Here’s a few words you might hear as your work with Norwegians.
Pull one out to impress a colleague sometime!
BIRKEBEINERRENNET – A famous ski race in Norway that business executives often participate in. Companies have their own teams and your achievement in the tracks has become as important as your resume.
DET GRØNNE SKIFTET – ‘The Green Shift’. Creating a sustainable society based on green jobs and reduce the country’s dependency on oil and gas production.
FELLESFERIE – The summer holiday shutdown. You won’t be getting much work done this time as your colleagues will no doubt be out on holiday.
FJORD – One Norwegian word that has become truly international. Fjord in its basic meaning ‘where one fares through’ has the same origin as the word “fare” (travel) and the noun “ferry”. The narrow canyons with steep sides called fjords are formed by giant glacier slowly moving across the land and carving these paths.
GÅ PÅ TUR – ‘Take a hike!’ Literally. Not everybody actually does it, but everybody likes to give the impression they do it, and everybody at the very least talks about it. Norwegians love exercise!
HV-ØVELSER – Similar to the American National Guard, this is a mandatory military training exercise some of your colleagues might be part of. It’s the one time when it’s OK to make jokes about shooting guns with a Norwegian.
HYTTE – A small winter or summer cabin that Norwegian workers like to retreat to as much as possible. In Norwegian business culture it’s not considered extravagant to have a cabin.

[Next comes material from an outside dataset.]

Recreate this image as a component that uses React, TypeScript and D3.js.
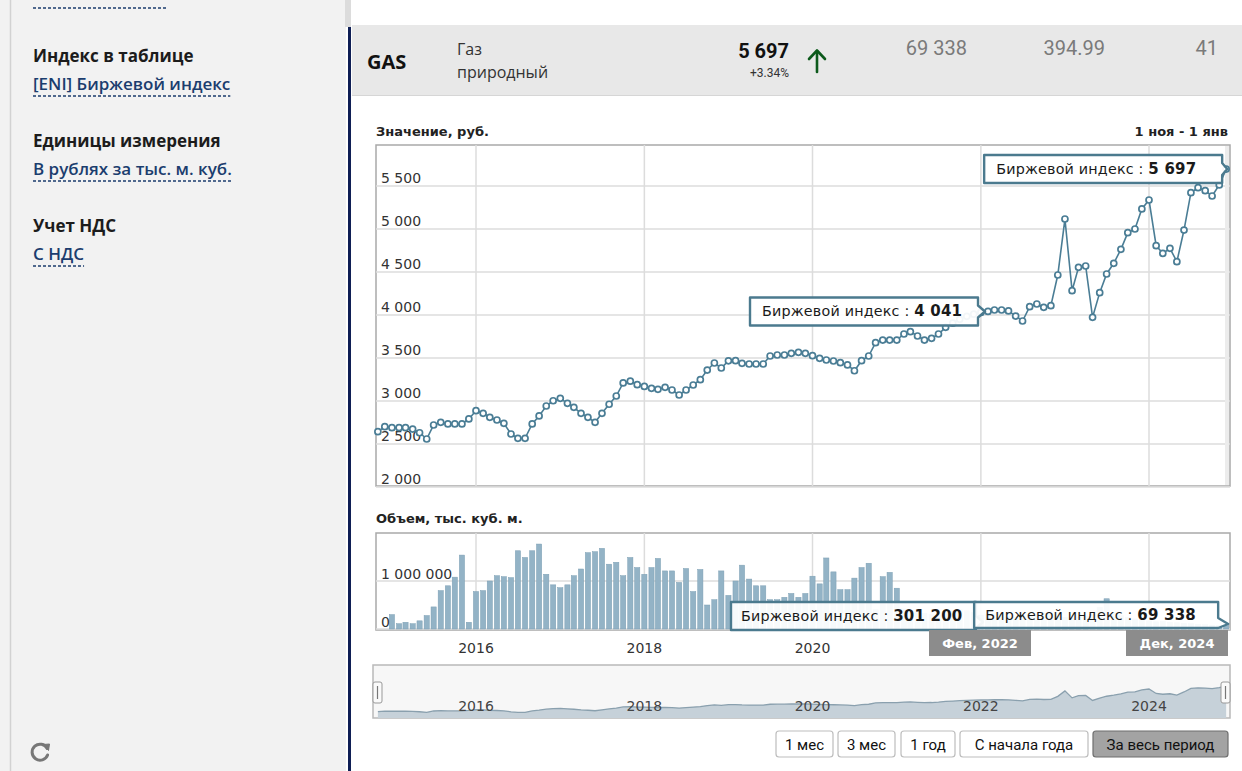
import React, { useLayoutEffect, useRef, useState } from 'react';
import * as d3 from 'd3';

// ---------- DATA ----------
const priceStart = new Date(2014, 10, 1); // Nov 2014, monthly
const priceValues = [
  2643, 2701, 2690, 2690, 2690, 2674, 2631, 2558, 2721, 2752, 2733, 2733, 2733, 2791,
  2887, 2857, 2810, 2779, 2740, 2616, 2566, 2566, 2733, 2826, 2942, 3003,
  3031, 2973, 2927, 2857, 2810, 2752, 2857, 2962, 3058, 3210, 3230, 3190,
  3170, 3147, 3136, 3159, 3128, 3070, 3128, 3186, 3248, 3360, 3442, 3384,
  3467, 3469, 3438, 3430, 3430, 3430, 3523, 3535, 3535, 3554, 3566, 3554,
  3527, 3496, 3477, 3465, 3446, 3419, 3352, 3469, 3523, 3678, 3709, 3709,
  3709, 3779, 3806, 3756, 3709, 3729, 3779, 3857, 3905, 3950, 3985, 4010,
  4030, 4041, 4058, 4058, 4047, 3988, 3930, 4097, 4128, 4089, 4109, 4465,
  5116, 4283, 4554, 4570, 3973, 4260, 4477, 4601, 4764, 4957, 5000, 5233,
  5337, 4806, 4717, 4775, 4620, 4988, 5422, 5480, 5446, 5384, 5513, 5697,
];
const volumeStart = new Date(2015, 0, 1); // Jan 2015, monthly
const volumeValues = [
  300000, 110000, 140000, 110000, 170000, 280000, 460000, 800000, 900000, 1080000, 1540000, 140000,
  780000, 800000, 1000000, 1110000, 1090000, 1070000, 1630000, 1490000, 1630000, 1770000, 1140000, 920000,
  860000, 920000, 1110000, 1250000, 1590000, 1610000, 1680000, 1350000, 1390000, 1110000, 1490000, 1280000,
  1140000, 1280000, 1470000, 1210000, 1210000, 970000, 1260000, 780000, 1240000, 500000, 610000, 1210000,
  700000, 1000000, 1330000, 1040000, 900000, 900000, 610000, 610000, 660000, 740000, 660000, 740000,
  1100000, 940000, 1480000, 1190000, 820000, 820000, 1060000, 1280000, 1370000, 400000, 1090000, 1180000,
  850000, 420000, 380000, 350000, 330000, 300000, 280000, 310000, 360000, 400000, 380000, 340000,
  290000, 301200, 330000, 300000, 270000, 250000, 260000, 280000, 310000, 330000, 300000, 270000,
  240000, 220000, 250000, 270000, 300000, 450000, 630000, 350000, 280000, 240000, 210000, 190000,
  170000, 150000, 160000, 140000, 130000, 120000, 110000, 100000, 90000, 80000, 75000, 69338,
];
const yearTicks = [2016, 2018, 2020, 2022, 2024];
const priceTicks = [2000, 2500, 3000, 3500, 4000, 4500, 5000, 5500];
const volumeTicks = [0, 1000000];
const monthNames = ['Янв', 'Фев', 'Мар', 'Апр', 'Май', 'Июн', 'Июл', 'Авг', 'Сен', 'Окт', 'Ноя', 'Дек'];
const rangeButtons = ['1 мес', '3 мес', '1 год', 'С начала года', 'За весь период'];
const sidebarItems = [
  { label: 'Индекс в таблице', value: '[ENI] Биржевой индекс' },
  { label: 'Единицы измерения', value: 'В рублях за тыс. м. куб.' },
  { label: 'Учет НДС', value: 'С НДС' },
];
const ticker = 'GAS';
const commodity = ['Газ', 'природный'];
const headerExtra = ['394.99', '41'];
const seriesName = 'Биржевой индекс';
const hoverPriceIndex = 87; // Feb 2022
const hoverVolumeIndex = 85; // Feb 2022 (volume series starts Jan 2015)

// ---------- LAYOUT / STYLE ----------
const W = 1242;
const H = 771;
const chartFont = '"DejaVu Sans", Verdana, sans-serif';
const uiFont = '"Open Sans", "Noto Sans", sans-serif';
const narrowFont = '"Liberation Sans Narrow", "Roboto", sans-serif';
const lineColor = '#4a7d95';
const barColor = '#93b3c6';
const gridColor = '#dcdcdc';
const frameColor = '#a9a9a9';
const buttonLayout = [
  { x: 776, w: 57 },
  { x: 838, w: 57 },
  { x: 901, w: 54 },
  { x: 960, w: 128 },
  { x: 1093, w: 135 },
];

const fmt = (v: number) => d3.format(',')(v).replace(/,/g, ' ');

function Tooltip({ tipX, tipY, right, left, top, bottom, value, textX }: any) {
  const mid = tipY;
  const d = `M${left},${top} H${right} V${Math.max(top, mid - 6)} L${tipX},${mid} L${right},${Math.min(bottom, mid + 6)} V${bottom} H${left} Z`;
  return (
    <g>
      <path d={d} fill="#ffffff" fillOpacity={0.93} stroke="#4b7a8e" strokeWidth={2.4} strokeLinejoin="round" />
      <text x={textX} y={(top + bottom) / 2 + 5} fontFamily={chartFont} fontSize={14.3} fill="#1a1a1a" letterSpacing={0.2}>
        {seriesName} : <tspan fontWeight="bold" fontSize={15}>{value}</tspan>
      </text>
    </g>
  );
}

function DashedLink({ x, y, text }: any) {
  const ref = useRef<SVGTextElement>(null);
  const [w, setW] = useState(text.length * 9.5);
  useLayoutEffect(() => {
    if (ref.current) setW(ref.current.getComputedTextLength());
  }, [text]);
  return (
    <g>
      <text ref={ref} x={x} y={y} fontFamily={uiFont} fontSize={17} fontWeight={600} fill="#1b3d6e">{text}</text>
      <line x1={x} y1={y + 6} x2={x + w} y2={y + 6} stroke="#1b3d6e" strokeWidth={1.3} strokeDasharray="3,2" />
    </g>
  );
}

export default function App() {
  const priceData = priceValues.map((v, i) => ({ date: d3.timeMonth.offset(priceStart, i), v }));
  const volumeData = volumeValues.map((v, i) => ({ date: d3.timeMonth.offset(volumeStart, i), v }));

  const x = d3.scaleTime().domain([new Date(2016, 0, 1), new Date(2024, 0, 1)]).range([476, 1149]);
  const yMain = d3.scaleLinear().domain([2000, 5500]).range([487, 186]);
  const yVol = d3.scaleLinear().domain([0, 1000000]).range([629, 581]);
  const yNav = d3.scaleLinear().domain([1885, 8200]).range([718, 665]);

  const main = { l: 376, r: 1230, t: 145, b: 486 };
  const vol = { l: 376, r: 1230, t: 533, b: 630 };
  const nav = { l: 373, r: 1230, t: 665, b: 718 };

  const line = d3.line<any>().x((d) => x(d.date)).y((d) => yMain(d.v));
  const navArea = d3.area<any>().x((d) => x(d.date)).y0(nav.b).y1((d) => yNav(d.v));
  const navLine = d3.line<any>().x((d) => x(d.date)).y((d) => yNav(d.v));

  const last = priceData[priceData.length - 1];
  const prev = priceData[priceData.length - 2];
  const change = ((last.v - prev.v) / prev.v) * 100;
  const hp = priceData[hoverPriceIndex];
  const hv = volumeData[hoverVolumeIndex];
  const lv = volumeData[volumeData.length - 1];

  const hpX = x(hp.date);
  const hpY = yMain(hp.v);
  const lX = x(last.date);
  const lY = yMain(last.v);
  const hvX = x(hv.date);
  const lvX = x(lv.date);

  const dateLabel = (dt: Date) => `${monthNames[dt.getMonth()]}, ${dt.getFullYear()}`;
  const dateBoxes = [hv, lv].map((d) => ({ cx: Math.min(x(d.date) - 8, 1177), label: dateLabel(d.date) }));
  const volYearLabels = yearTicks.filter((yr) => {
    const gx = x(new Date(yr, 0, 1));
    return !dateBoxes.some((b) => Math.abs(b.cx - gx) < 75);
  });

  return (
    <svg width={W} height={H} style={{ position: 'absolute', left: 0, top: 0, display: 'block' }}>
      <rect x={0} y={0} width={W} height={H} fill="#ffffff" />

      {/* Sidebar */}
      <rect x={0} y={0} width={346} height={H} fill="#f2f2f2" />
      <line x1={10.5} y1={0} x2={10.5} y2={H} stroke="#d2d2d2" strokeWidth={1.5} />
      <line x1={33} y1={8} x2={168} y2={8} stroke="#1b3d6e" strokeWidth={1.3} strokeDasharray="3,2" />
      {sidebarItems.map((it, i) => {
        const by = 62 + i * 85;
        return (
          <g key={i}>
            <text x={33} y={by} fontFamily={uiFont} fontSize={17} fontWeight={700} fill="#1c1c1c">{it.label}</text>
            <DashedLink x={33} y={by + 28} text={it.value} />
          </g>
        );
      })}
      <g transform="translate(40,752)">
        <path d="M7.2,-3.5 A8,8 0 1,0 7.6,3" fill="none" stroke="#777" strokeWidth={3} strokeLinecap="round" />
        <path d="M3,-7.5 L9.5,-8 L8.5,-1.5 Z" fill="#777" stroke="#777" strokeWidth={1} strokeLinejoin="round" />
      </g>
      <rect x={345} y={0} width={6} height={27} fill="#dcdcdc" />
      <rect x={348} y={27} width={3} height={H - 27} fill="#0f1f55" />

      {/* Header row */}
      <rect x={352} y={25} width={W - 352} height={70} fill="#e8e8e8" />
      <line x1={352} y1={95.5} x2={W} y2={95.5} stroke="#d6d6d6" />
      <text x={367} y={69} fontFamily={uiFont} fontSize={20} fontWeight={700} fill="#111">{ticker}</text>
      <text x={457} y={55} fontFamily={uiFont} fontSize={16} fill="#333">{commodity[0]}</text>
      <text x={457} y={78} fontFamily={uiFont} fontSize={16} fill="#333">{commodity[1]}</text>
      <text x={789} y={58} textAnchor="end" fontFamily={narrowFont} fontSize={20} fontWeight={700} fill="#111">{fmt(last.v)}</text>
      <text x={789} y={77} textAnchor="end" fontFamily={narrowFont} fontSize={12} fill="#333">{`+${change.toFixed(2)}%`}</text>
      <g stroke="#0d5a1c" strokeWidth={2.6} fill="none" strokeLinecap="round" strokeLinejoin="round">
        <line x1={817} y1={72} x2={817} y2={51} />
        <polyline points="809,59 817,50.5 825,59" />
      </g>
      <text x={967} y={55} textAnchor="end" fontFamily={narrowFont} fontSize={20} fill="#7a7a7a">{fmt(lv.v)}</text>
      <text x={1105} y={55} textAnchor="end" fontFamily={narrowFont} fontSize={20} fill="#7a7a7a">{headerExtra[0]}</text>
      <text x={1218} y={55} textAnchor="end" fontFamily={narrowFont} fontSize={20} fill="#7a7a7a">{headerExtra[1]}</text>

      {/* Main chart */}
      <text x={376} y={136} fontFamily={chartFont} fontSize={13} fontWeight="bold" fill="#222">Значение, руб.</text>
      <text x={1228} y={136} textAnchor="end" fontFamily={chartFont} fontSize={13} fontWeight="bold" fill="#222">1 ноя - 1 янв</text>
      <rect x={main.l} y={main.t} width={main.r - main.l} height={main.b - main.t} fill="#fff" stroke={frameColor} strokeWidth={1.5} />
      {priceTicks.map((t) => (
        <line key={t} x1={main.l} x2={main.r} y1={yMain(t)} y2={yMain(t)} stroke={gridColor} strokeWidth={1.5} />
      ))}
      {yearTicks.map((yr) => {
        const gx = x(new Date(yr, 0, 1));
        return <line key={yr} x1={gx} x2={gx} y1={main.t} y2={main.b} stroke={gridColor} strokeWidth={1.5} />;
      })}
      <rect x={main.r - 5} y={main.t + 1} width={4} height={main.b - main.t - 2} fill="#ececec" />
      {priceTicks.map((t) => (
        <text key={t} x={381} y={yMain(t) - 3} fontFamily={chartFont} fontSize={14} fill="#333">{fmt(t)}</text>
      ))}
      <path d={line(priceData) || ''} fill="none" stroke={lineColor} strokeWidth={1.6} />
      {priceData.map((d, i) => (
        <circle key={i} cx={x(d.date)} cy={yMain(d.v)} r={3} fill="#fff" stroke={lineColor} strokeWidth={1.7} />
      ))}
      <Tooltip tipX={hpX - 3} tipY={hpY} right={hpX - 10} left={hpX - 238} top={hpY - 14} bottom={hpY + 14} textX={hpX - 226} value={fmt(hp.v)} />
      <Tooltip tipX={lX + 1} tipY={lY} right={lX - 4} left={lX - 242} top={lY - 14} bottom={lY + 14} textX={lX - 230} value={fmt(last.v)} />

      {/* Volume chart */}
      <text x={376} y={523} fontFamily={chartFont} fontSize={13} fontWeight="bold" fill="#222">Объем, тыс. куб. м.</text>
      <rect x={vol.l} y={vol.t} width={vol.r - vol.l} height={vol.b - vol.t} fill="#fff" stroke={frameColor} strokeWidth={1.5} />
      {volumeTicks.map((t) => (
        <line key={t} x1={vol.l} x2={vol.r} y1={yVol(t)} y2={yVol(t)} stroke={gridColor} strokeWidth={1.5} />
      ))}
      {yearTicks.map((yr) => {
        const gx = x(new Date(yr, 0, 1));
        return <line key={yr} x1={gx} x2={gx} y1={vol.t} y2={vol.b} stroke={gridColor} strokeWidth={1.5} />;
      })}
      {volumeData.map((d, i) => {
        const bx = x(d.date);
        const by = yVol(d.v);
        return <rect key={i} x={bx - 2.6} y={by} width={5.2} height={yVol(0) - by} fill={barColor} stroke="#7d9fb4" strokeWidth={0.5} />;
      })}
      {volumeTicks.map((t) => (
        <text key={t} x={381} y={yVol(t) - 2} fontFamily={chartFont} fontSize={14} fill="#333">{fmt(t)}</text>
      ))}
      {volYearLabels.map((yr) => (
        <text key={yr} x={x(new Date(yr, 0, 1))} y={653} textAnchor="middle" fontFamily={chartFont} fontSize={14} fill="#333">{yr}</text>
      ))}
      <Tooltip tipX={hvX - 5} tipY={622} right={hvX - 12} left={hvX - 257} top={602} bottom={630} textX={hvX - 247} value={fmt(hv.v)} />
      <Tooltip tipX={lvX + 2} tipY={624} right={lvX - 8} left={lvX - 252} top={602} bottom={628} textX={lvX - 241} value={fmt(lv.v)} />
      {dateBoxes.map((b, i) => (
        <g key={i}>
          <rect x={b.cx - 51} y={630} width={102} height={26} fill="#8c8c8c" />
          <text x={b.cx} y={648} textAnchor="middle" fontFamily={chartFont} fontSize={13} fontWeight="bold" fill="#fff">{b.label}</text>
        </g>
      ))}

      {/* Navigator */}
      <rect x={nav.l} y={nav.t} width={nav.r - nav.l} height={nav.b - nav.t} fill="#f7f7f7" stroke="#b9b9b9" strokeWidth={1.5} />
      <path d={navArea(priceData) || ''} fill="#c6d1d9" />
      <path d={navLine(priceData) || ''} fill="none" stroke="#8aa0ae" strokeWidth={1.3} />
      {yearTicks.map((yr) => (
        <text key={yr} x={x(new Date(yr, 0, 1))} y={711} textAnchor="middle" fontFamily={chartFont} fontSize={14} fill="#444">{yr}</text>
      ))}
      {[nav.l, nav.r - 9].map((hx, i) => (
        <g key={i}>
          <rect x={hx} y={682} width={9} height={21} rx={2} fill="#fafafa" stroke="#999" />
          <line x1={hx + 4.5} x2={hx + 4.5} y1={686} y2={699} stroke="#777" strokeWidth={1.2} />
        </g>
      ))}

      {/* Range buttons */}
      {rangeButtons.map((b, i) => {
        const L = buttonLayout[i];
        const active = i === rangeButtons.length - 1;
        return (
          <g key={b}>
            <rect x={L.x} y={731} width={L.w} height={26} rx={3} fill={active ? '#a3a3a3' : '#ffffff'} stroke={active ? '#6f6f6f' : '#bdbdbd'} strokeWidth={1.2} />
            <text x={L.x + L.w / 2} y={749.5} textAnchor="middle" fontFamily={narrowFont} fontSize={15} fill="#111">{b}</text>
          </g>
        );
      })}
    </svg>
  );
}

KVIKK LUNSJ – The Norwegian version of a Kitt-Katt bar. You eat these with your Norwegian colleagues after a good cross country ski. Norwegians just love milk chocolate!
LANGRENN – Cross country skiing is a long and tiring physical activity your Norwegian colleagues will try talk you into. A Norwegian will tell you that cross-country skiing involves the highest endurance levels of all sports, as its motions makes use of every major muscle group, and that it burns the most calories. So in other words it’s pure torture.
LAW OF JANTE – A description of Norwegian group behavior that criticizes individual achievement as unworthy.
OPPSØKENDE SALG – Perhaps the one thing Norwegians hate to do the most! Cold calling customers and doing sales.